The term "thug life" was made famous by the late rapper Tupac Shakur who had the slogan tattooed on his torso. In Shakur's milieu, thug life referred to a lifestyle of professed and celebrated criminality. Echoing real and cinematic gangsters styles, a small, but significant segment of inner-city young black males have embraced a fatalism that envisions a heroic, shoot-em-out death with either their "enemies" on the street, or with cops. For most, they are more likely to end up spending (too) many decades incarcerated or worse. Death, when it comes, whether in prison or on the pavement, is hardly romantic.

Thug Life romanticism, however, can not just be reduced to a below-the-surface social slice. One of the popular fashion statements today among inner-city youth is the wearing of brightly colored jail jumpsuits. These garments - coming in "prison" orange, blue, or green - are sold in popular clothing stores in sizes ranging from toddlers to oversize adults. A society's whose children want to look "criminal" is a society in trouble. It is the prison side of this culture that "Thug Life" brings to the screen.

The program focuses on Aundrey "Bruno" Burno, who shot a police officer (who survived) and murdered another teen. The film interviews Bruno, his mother and younger brother, and his jail house inmates at the DC City Jail and the Lorton Correctional Facility (which is now being closed down). One of the more interesting dimensions of this film is the interview with the warden, who is a woman.
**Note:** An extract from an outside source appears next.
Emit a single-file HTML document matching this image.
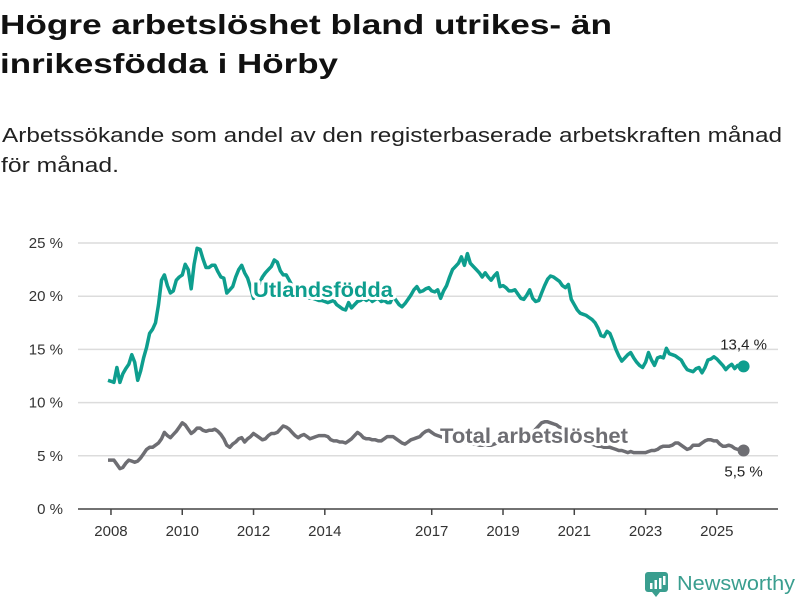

She is both tough and sensitive, but mostly depressingly at a lost at how to handle scores of prisoners entering her house of horrors every single day.

The casualness presented by the inmates who are interviewed floats just above a tidalwave of repressed violence and aggression. Many of the inmates speak, in a language that is often both stunningly lyrical and incomprehensible, of a world where nothing short of naked power rules - either that of individuals, gangs, or jail/prison authorities. They rap, they talk, they project bravado, but, in the end, it is the state that is getting the last laugh.

What should really give us all pause and not a few sleepless nights is the realization that we are talking about hundreds of thousands of young black, Latino, Native American, Asian, and white men and women whose live in a truly different world where what should be the most creative and productive years are not just lost, but unmercifully crushed. Overall the 1.8 million incarcerated in the United States, part of 5 million who are caught up in the criminal justice system in some way, are a ticking social bomb for the nation.

"Thug Life in DC" presents us with a crazy house mirror that Clinton, Congress, other policy-makers and political leaders (and busy bodies like Tucker) refuse to glare into. To listen to 15, 16, and 17-year-olds discuss the hopelessness they face with 25-to-life prison sentences is to listen to a nation on a downward slope with no brakes. While the nation wrings its hands over Columbine and ponders how to rescue those youth who should need no rescuing, it continues to ignore, no, passionately collaborates in the social murder of so many others.